2017 young adult novel by Jennifer Mathieu

Moxie is a 2017 young adult novel by Jennifer Mathieu. It was published September 19, 2017 by Roaring Brook Press. The book follows Vivian Carter, a high school student who discovers feminism and starts a zine at her school fighting for women's rights on campus. In 2021, a film based on the novel was released.

== Reception==
Moxie was generally well-received by critics, including starred reviews from Booklist and Shelf Awareness. Shelf Awareness said that "girl revolution reads true" and ultimately called the book "work of solidarity, a call for change and a righteously enjoyable story of grrrl power". Booklist wrote, The novel’s triumphs—and there are many—lie in the way the zine opens Vivian’s eyes to the way girls are treated, and to the additional roadblocks that her classmates of color face. Though the novel presents plenty of differing opinions, it never once pits girl against girl, and Vivian struggles with how to navigate a burgeoning relationship with a well-intentioned boy who doesn’t always understand what she’s fighting for. From an adult perspective, some of the ripped-from-the-headlines issues might seem like old news, but for teens like Vivian, who are just discovering how to stand up—and what to stand up for—this is an invaluable revelation.In their primarily negative review, Kirkus Reviews wrote, "Designed to empower, the novel occasionally fails to consider that changing a culture of misogyny requires educating and embracing support from members of all genders." They specifically highlighted "troubling moments when Vivian excludes willing male participants, seemingly suggesting that achieving female empowerment requires gender separation". Additionally, they noted that the book "moves dangerously toward vigilante justice when it’s used to accuse a student of attempted rape". According to Kirkus, this decision, among others, "fails to educate readers that qualified police investigators, not school officials, must be alerted in accusations of criminal behaviors".
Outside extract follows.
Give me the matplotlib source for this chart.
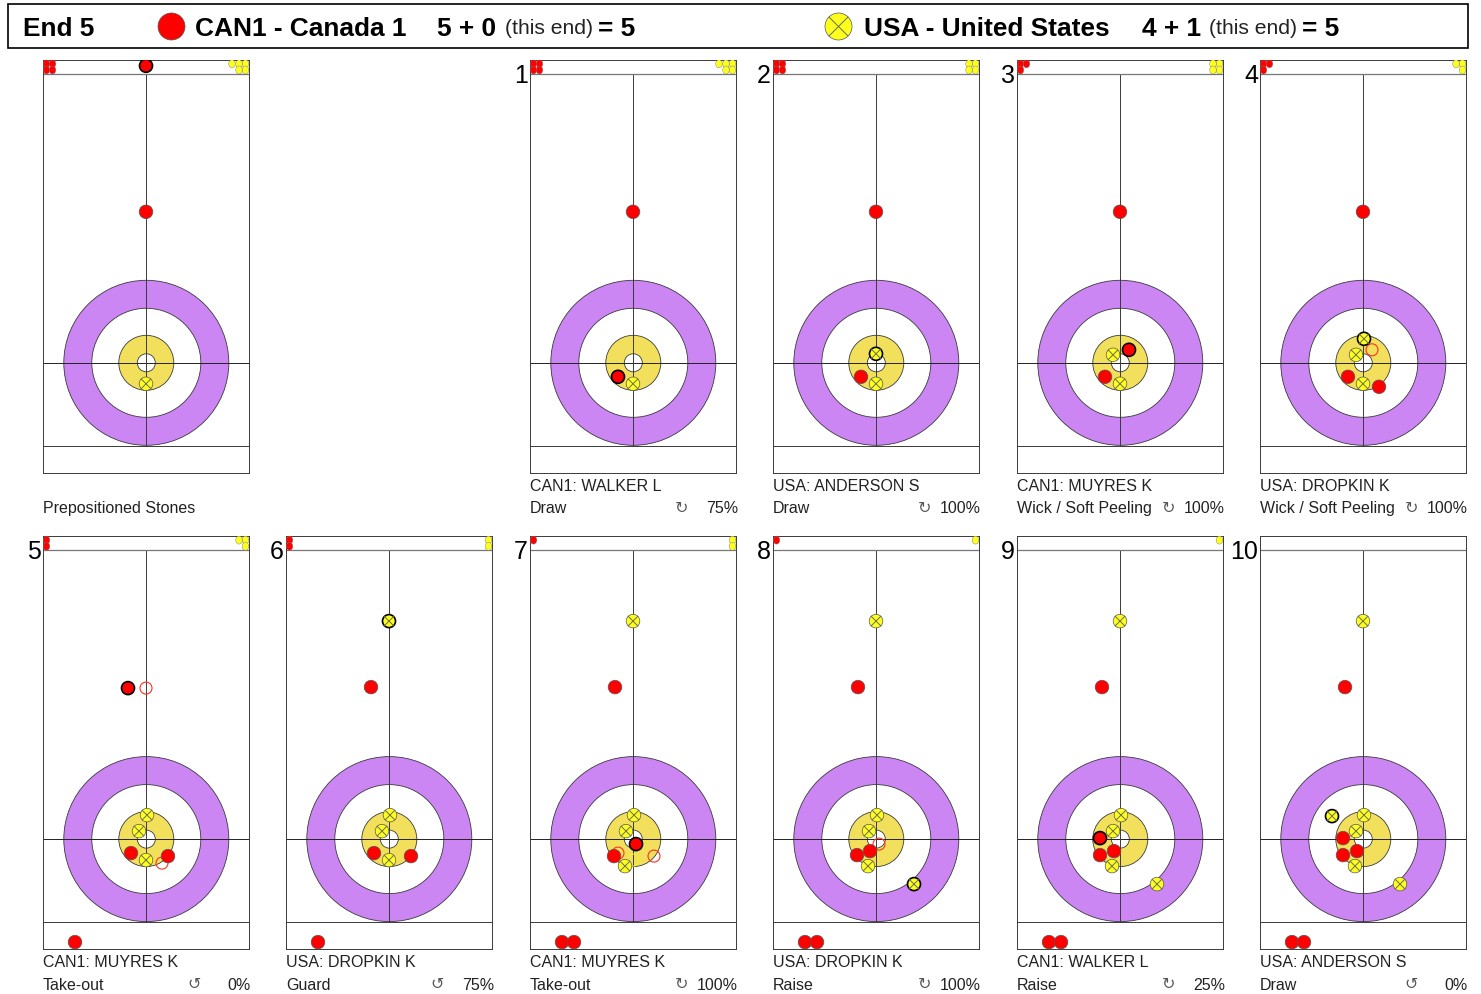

The audiobook also received positive reviews. School Library Journal "highly recommend[ed]" it. Booklist's Becca Boland commented on Suzy Jackson's narration, saying she "excels in depicting the teen voices, male and female, and clearly differentiates among social groups." She also noted that, despite the book being set in Texas, "there are very few Texas accents. ... The only accents are used for the principal and Viv’s grandparents, and they are used as a tool to emphasize an antiquated point of view." Boland called this "an interesting vocal choice" that "helps to universalize the themes of feminism and equality throughout the narration."

Moxie was nominated for several state-level awards, as well as the Goodreads Choice Award for Young Adult Fiction. In 2017, NPR and the Los Angeles Public Library named Moxie one of the best books of the year.